Celeb Glow
news | March 18, 2026

How to compare two strings (from user input) in a bash script

Here comes my script, i know i'm doing something wrong so please help me!

#!/bin/bash
# Description of the script
echo "Enter first word "
read test1
echo "Enter second word "
read test2
cmp $test1 $test2 > error
total=`wc -c error | cut -f 7 -d " "`
echo $total
if [ $total -eq 0 ]
then echo "Both words contents are same"else echo "Both words contents are not same"
fi

3 Answers

Unless you have to use cmp, you can use [ ] for comparison:

if [ "$test1" = "$test2" ]
then echo "Both words contents are same"
else echo "Both words contents are not same"
fi

cmp compares files. If, say, you entered foo for test1 and bar for test2, then it will compare two files named foo and bar, which is probably not what you intended.

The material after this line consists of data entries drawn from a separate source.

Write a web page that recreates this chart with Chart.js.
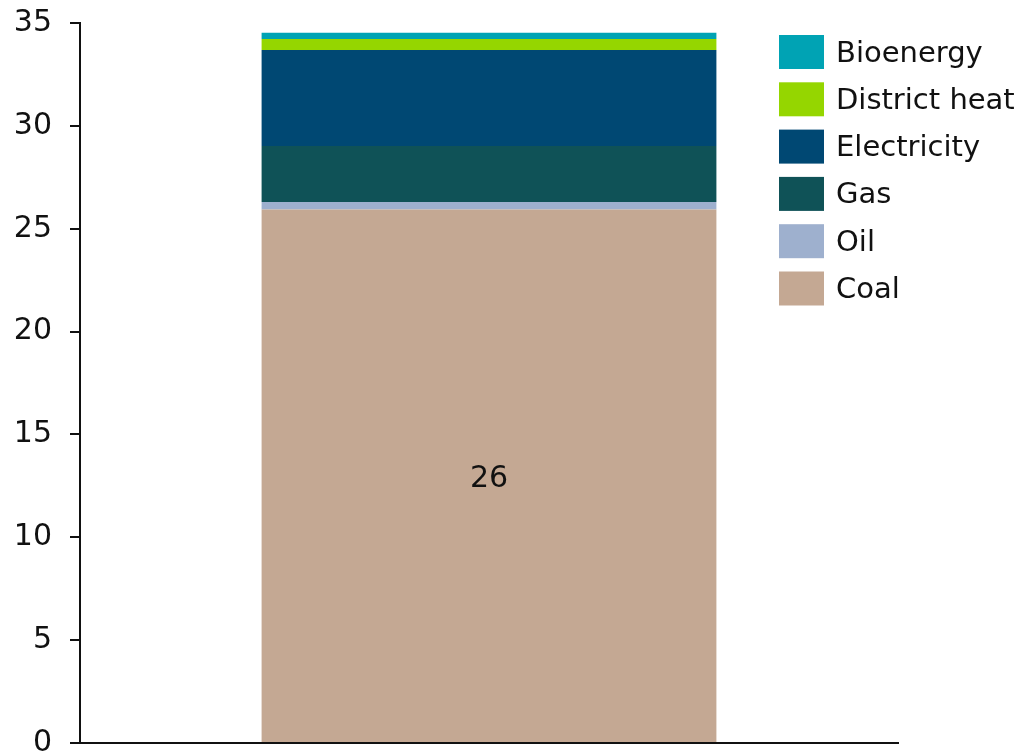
<!DOCTYPE html>
<html>
<head>
<meta charset="utf-8">
<script src="https://cdn.jsdelivr.net/npm/chart.js@4"></script>
<style>
  html, body { margin: 0; padding: 0; background: #fff; }
  #wrap { width: 1022px; height: 756px; }
</style>
</head>
<body>
<div id="wrap"><canvas id="chart" width="1022" height="756"></canvas></div>
<script>
// values (stack from bottom to top)
const categories = [''];
const seriesNames = ['Coal', 'Oil', 'Gas', 'Electricity', 'District heat', 'Bioenergy'];
const coal = [25.94];
const oil = [0.36];
const gas = [2.72];
const electricity = [4.67];
const districtHeat = [0.53];
const bioenergy = [0.30];
const yTicks = [0, 5, 10, 15, 20, 25, 30, 35];

const colors = ['#c4a893', '#9eb0ce', '#0f5257', '#004873', '#95d600', '#00a3b4'];
const seriesValues = [coal, oil, gas, electricity, districtHeat, bioenergy];
const FONT = 'DejaVu Sans';

const datasets = seriesNames.map((name, i) => ({
  label: name,
  data: seriesValues[i],
  backgroundColor: colors[i],
  borderWidth: 0,
  categoryPercentage: 1,
  barPercentage: 0.556
}));

// label inside the coal segment
const valueLabel = {
  id: 'valueLabel',
  afterDatasetsDraw(chart) {
    const ctx = chart.ctx;
    const bar = chart.getDatasetMeta(0).data[0];
    ctx.save();
    ctx.font = '30px "' + FONT + '"';
    ctx.fillStyle = '#111';
    ctx.textAlign = 'center';
    ctx.textBaseline = 'middle';
    ctx.fillText(Math.round(coal[0]).toString(), bar.x, (bar.y + bar.base) / 2 + 4);
    ctx.restore();
  }
};

// legend drawn top right, topmost series first
const sideLegend = {
  id: 'sideLegend',
  afterDraw(chart) {
    const ctx = chart.ctx;
    ctx.save();
    ctx.font = '29px "' + FONT + '"';
    ctx.textBaseline = 'middle';
    const order = seriesNames.map((n, i) => i).reverse();
    order.forEach((idx, row) => {
      const y = 35 + row * 47.3;
      ctx.fillStyle = colors[idx];
      ctx.fillRect(779, y, 45, 34);
      ctx.fillStyle = '#111';
      ctx.fillText(seriesNames[idx], 836, y + 19);
    });
    ctx.restore();
  }
};

new Chart(document.getElementById('chart'), {
  type: 'bar',
  data: { labels: categories, datasets: datasets },
  options: {
    responsive: false,
    animation: false,
    layout: { padding: { left: 0, right: 124, top: 23, bottom: 0 } },
    plugins: { legend: { display: false }, tooltip: { enabled: false } },
    scales: {
      x: {
        stacked: true,
        ticks: { display: false },
        grid: { display: false },
        border: { display: true, color: '#111', width: 2 },
        afterFit(s) { s.height = 13; s.paddingLeft = 0; s.paddingRight = 0; }
      },
      y: {
        stacked: true,
        min: 0,
        max: 35,
        afterBuildTicks(s) { s.ticks = yTicks.map(v => ({ value: v })); },
        ticks: {
          font: { family: FONT, size: 30 },
          color: '#111',
          padding: 18
        },
        grid: { drawOnChartArea: false, drawTicks: true, tickLength: 10, color: '#111', lineWidth: 2 },
        border: { display: true, color: '#111', width: 2 },
        afterFit(s) { s.width = 80; s.paddingTop = 0; s.paddingBottom = 0; }
      }
    }
  },
  plugins: [valueLabel, sideLegend]
});
</script>
</body>
</html>
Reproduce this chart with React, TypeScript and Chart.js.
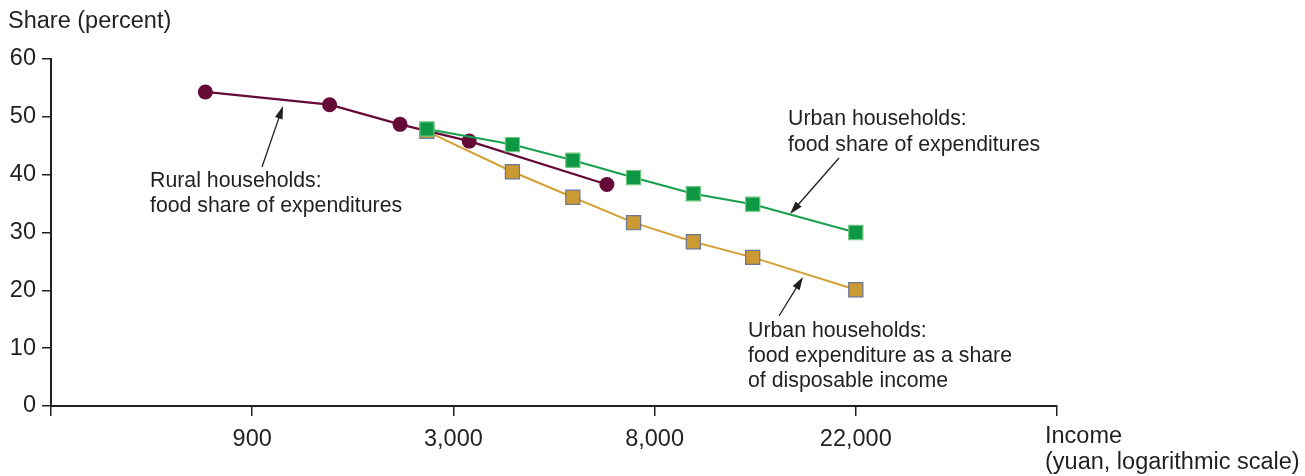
import React, { useEffect, useRef } from "react";
import { Chart, registerables } from "chart.js";

Chart.register(...registerables);

// Axis tick values (income, yuan) and their labels — drawn equally spaced (log-like scale)
const tickIncomes = [900, 3000, 8000, 22000];
const tickLabels = ["900", "3,000", "8,000", "22,000"];

// Rural households: food share of expenditures
const ruralIncome = [680, 1430, 2180, 3240, 6340];
const ruralShare = [54.3, 52.1, 48.7, 45.8, 38.3];

// Urban households
const urbanIncome = [2560, 4000, 5370, 7220, 9720, 13100, 22000];
const urbanExpShare = [47.9, 45.2, 42.5, 39.5, 36.7, 34.9, 30.0];
const urbanIncShare = [47.5, 40.5, 36.1, 31.7, 28.4, 25.7, 20.1];

const yTicks = [0, 10, 20, 30, 40, 50, 60];

// piecewise logarithmic transform: ticks sit at positions 1..4
function incomeToAxis(v: number): number {
  const L = tickIncomes.map(Math.log);
  const lv = Math.log(v);
  let k = 0;
  if (lv <= L[1]) k = 0;
  else if (lv <= L[2]) k = 1;
  else k = 2;
  return k + 1 + (lv - L[k]) / (L[k + 1] - L[k]);
}

const TEXT = "#231f20";
const FONT = '"Liberation Sans", Arial, Helvetica, sans-serif';
const AXIS_SIZE = 23.5;
const NOTE_SIZE = 21.3;

function drawArrow(ctx: CanvasRenderingContext2D, x1: number, y1: number, x2: number, y2: number) {
  const ang = Math.atan2(y2 - y1, x2 - x1);
  const hl = 13;
  const hw = 4;
  ctx.save();
  ctx.strokeStyle = TEXT;
  ctx.fillStyle = TEXT;
  ctx.lineWidth = 1.3;
  ctx.beginPath();
  ctx.moveTo(x1, y1);
  ctx.lineTo(x2 - Math.cos(ang) * (hl - 2), y2 - Math.sin(ang) * (hl - 2));
  ctx.stroke();
  ctx.beginPath();
  ctx.moveTo(x2, y2);
  ctx.lineTo(x2 - Math.cos(ang) * hl - Math.sin(ang) * hw, y2 - Math.sin(ang) * hl + Math.cos(ang) * hw);
  ctx.lineTo(x2 - Math.cos(ang) * hl + Math.sin(ang) * hw, y2 - Math.sin(ang) * hl - Math.cos(ang) * hw);
  ctx.closePath();
  ctx.fill();
  ctx.restore();
}

const annotationPlugin = {
  id: "annotations",
  afterDraw(chart: any) {
    const ctx: CanvasRenderingContext2D = chart.ctx;
    ctx.save();
    ctx.fillStyle = TEXT;
    ctx.textBaseline = "middle";
    ctx.textAlign = "left";
    ctx.font = `${AXIS_SIZE}px ${FONT}`;
    ctx.fillText("Share (percent)", 8, 22);
    ctx.fillText("Income", 1045, 437);
    ctx.fillText("(yuan, logarithmic scale)", 1045, 463);

    ctx.font = `${NOTE_SIZE}px ${FONT}`;
    ctx.fillText("Rural households:", 150, 181);
    ctx.fillText("food share of expenditures", 150, 206);

    ctx.fillText("Urban households:", 788, 119);
    ctx.fillText("food share of expenditures", 788, 145);

    ctx.fillText("Urban households:", 748, 331);
    ctx.fillText("food expenditure as a share", 748, 356);
    ctx.fillText("of disposable income", 748, 381);
    ctx.restore();

    drawArrow(ctx, 262, 167, 283, 106);
    drawArrow(ctx, 839, 158, 790, 214);
    drawArrow(ctx, 779, 316, 803, 277);
  },
};

export default function App() {
  const ref = useRef<HTMLCanvasElement | null>(null);
  useEffect(() => {
    if (!ref.current) return;
    const mk = (xs: number[], ys: number[]) => xs.map((x, i) => ({ x: incomeToAxis(x), y: ys[i] }));
    const chart = new Chart(ref.current, {
      type: "line",
      data: {
        datasets: [
          {
            label: "Urban: food share of expenditures",
            data: mk(urbanIncome, urbanExpShare),
            borderColor: "#17a04d",
            borderWidth: 2,
            pointStyle: "rect",
            pointRadius: 10,
            pointBackgroundColor: "#0e9846",
            pointBorderColor: "#6cc67b",
            pointBorderWidth: 1.2,
            tension: 0,
          },
          {
            label: "Rural: food share of expenditures",
            data: mk(ruralIncome, ruralShare),
            borderColor: "#650a36",
            borderWidth: 2.2,
            pointStyle: "circle",
            pointRadius: 7.5,
            pointBackgroundColor: "#650a36",
            pointBorderColor: "#650a36",
            pointBorderWidth: 0,
            tension: 0,
          },
          {
            label: "Urban: food expenditure share of disposable income",
            data: mk(urbanIncome, urbanIncShare),
            borderColor: "#d5a135",
            borderWidth: 2,
            pointStyle: "rect",
            pointRadius: 10,
            pointBackgroundColor: "#cc9a33",
            pointBorderColor: "#6b7596",
            pointBorderWidth: 1.2,
            tension: 0,
          },
        ],
      },
      options: {
        animation: false,
        responsive: false,
        maintainAspectRatio: false,
        layout: { padding: { top: 59, right: 248, left: 0, bottom: 0 } },
        plugins: { legend: { display: false }, tooltip: { enabled: false } },
        scales: {
          x: {
            type: "linear",
            min: 0,
            max: 5,
            afterFit: (s: any) => {
              s.height = 70;
            },
            afterBuildTicks: (s: any) => {
              s.ticks = [0, 1, 2, 3, 4, 5].map((v) => ({ value: v }));
            },
            ticks: {
              autoSkip: false,
              maxRotation: 0,
              padding: 9,
              color: TEXT,
              font: { family: FONT, size: AXIS_SIZE },
              callback: (v: any) => (v >= 1 && v <= 4 ? tickLabels[v - 1] : ""),
            },
            grid: {
              drawOnChartArea: false,
              drawTicks: true,
              tickLength: 10,
              color: TEXT,
              lineWidth: 1.5,
            },
            border: { display: true, color: TEXT, width: 2 },
          },
          y: {
            type: "linear",
            min: 0,
            max: 60,
            afterFit: (s: any) => {
              s.width = 51;
            },
            afterBuildTicks: (s: any) => {
              s.ticks = yTicks.map((v) => ({ value: v }));
            },
            ticks: {
              padding: 6,
              color: TEXT,
              font: { family: FONT, size: AXIS_SIZE },
            },
            grid: {
              drawOnChartArea: false,
              drawTicks: true,
              tickLength: 9,
              color: TEXT,
              lineWidth: 1.5,
            },
            border: { display: true, color: TEXT, width: 2 },
          },
        },
      },
      plugins: [annotationPlugin],
    });
    return () => chart.destroy();
  }, []);
  return (
    <div style={{ position: "fixed", left: 0, top: 0, width: 1305, height: 476, background: "#fff" }}>
      <canvas ref={ref} width={1305} height={476} style={{ display: "block" }} />
    </div>
  );
}
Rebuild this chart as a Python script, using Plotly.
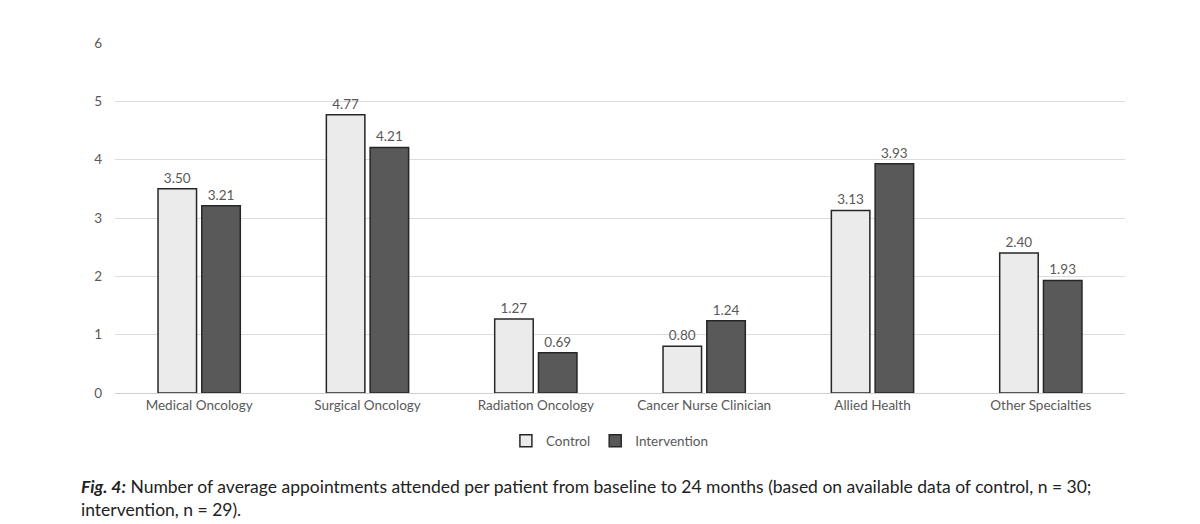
import plotly.graph_objects as go

categories = [
    "Medical Oncology",
    "Surgical Oncology",
    "Radiation Oncology",
    "Cancer Nurse Clinician",
    "Allied Health",
    "Other Specialties",
]
control = [3.50, 4.77, 1.27, 0.80, 3.13, 2.40]
intervention = [3.21, 4.21, 0.69, 1.24, 3.93, 1.93]
y_ticks = [0, 1, 2, 3, 4, 5, 6]

TICK_FONT = dict(family="Lato, Carlito, sans-serif", size=13.5, color="#595959")

fig = go.Figure()
fig.add_trace(
    go.Bar(
        x=categories,
        y=control,
        name="Control",
        marker=dict(color="#ebebeb", line=dict(color="#262626", width=1.5)),
        text=[f"{v:.2f}" for v in control],
        textposition="outside",
        textfont=TICK_FONT,
        cliponaxis=False,
    )
)
fig.add_trace(
    go.Bar(
        x=categories,
        y=intervention,
        name="Intervention",
        marker=dict(color="#595959", line=dict(color="#262626", width=1.5)),
        text=[f"{v:.2f}" for v in intervention],
        textposition="outside",
        textfont=TICK_FONT,
        cliponaxis=False,
    )
)

# figure caption below the chart
fig.add_annotation(
    xref="paper",
    yref="paper",
    x=-0.036,
    y=-0.232,
    xanchor="left",
    yanchor="top",
    align="left",
    showarrow=False,
    text=(
        "<b><i>Fig. 4:</i></b> Number of average appointments attended per patient from baseline "
        "to 24 months (based on available data of control, n = 30;<br>intervention, n = 29)."
    ),
    font=dict(family="Lato, Open Sans, sans-serif", size=17.5, color="#222222"),
)

# page body has an 8px margin, so the figure is shrunk and margins offset by 8px
fig.update_layout(
    width=1192,
    height=516,
    margin=dict(l=107, r=75, t=35, b=131),
    plot_bgcolor="white",
    paper_bgcolor="white",
    barmode="group",
    bargap=0.48,
    bargroupgap=0.12,
    showlegend=True,
    legend=dict(
        orientation="h",
        xanchor="center",
        x=0.49,
        yanchor="top",
        y=-0.093,
        font=TICK_FONT,
        itemwidth=30,
        traceorder="normal",
    ),
)
fig.update_xaxes(
    tickfont=TICK_FONT,
    showline=True,
    linecolor="#d0d0d0",
    linewidth=1,
    ticks="",
)
fig.update_yaxes(
    range=[0, 6],
    tickvals=y_ticks,
    tickfont=TICK_FONT,
    showgrid=True,
    gridcolor="#dcdcdc",
    gridwidth=1,
    zeroline=False,
    ticklabelstandoff=12,
)

fig.write_html("out.html")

Aside from that, this line:

echo "Both words contents are same"else

is the same as:

echo "Both words contents are sameelse"

You should either put else on a different line, or put a ; before it:

echo "Both words contents are same"
else
# or
echo "Both words contents are same"; else

Why use cmp? You are already using a bash conditional later in your script, so you could swap out the cmp. Example conditional:

if [ "$test1" != "$test2" ]; then # not equal
else # equal
fi

Other comparison operators in bash.

In addition to the error of using cmp for comparing strings where it only compares files, you have the problems that you are actually calculating the length of the error message from cmp, and extracting the file name, not the character count, from the output from wc. The entire computation would be a lot more elegant without a temporary file; if you do use a temporary file, you should clean it out after using it.

If you really wanted to see the amount of difference between two strings, maybe pass them to wdiff instead.

Here is a refactored version:

#!/bin/bash
# Note absence of boilerplate comment
read -p "Enter first word: " test1 # Note use of read -p
read -p "Enter second word: " test2
# Note use of wdiff
# Note proper quoting of strings! This is important
if report=$(wdiff -s123 <(echo "$test1") <(echo "$test2")); then echo "Strings are equal"
else echo "Strings differ" echo "$report"
fi

As an aside, a basic idiom with wc is to redirect input into it; then, it doesn't print a file name, so you don't have to postprocess it. And lo, this also removes the need for a temporary file.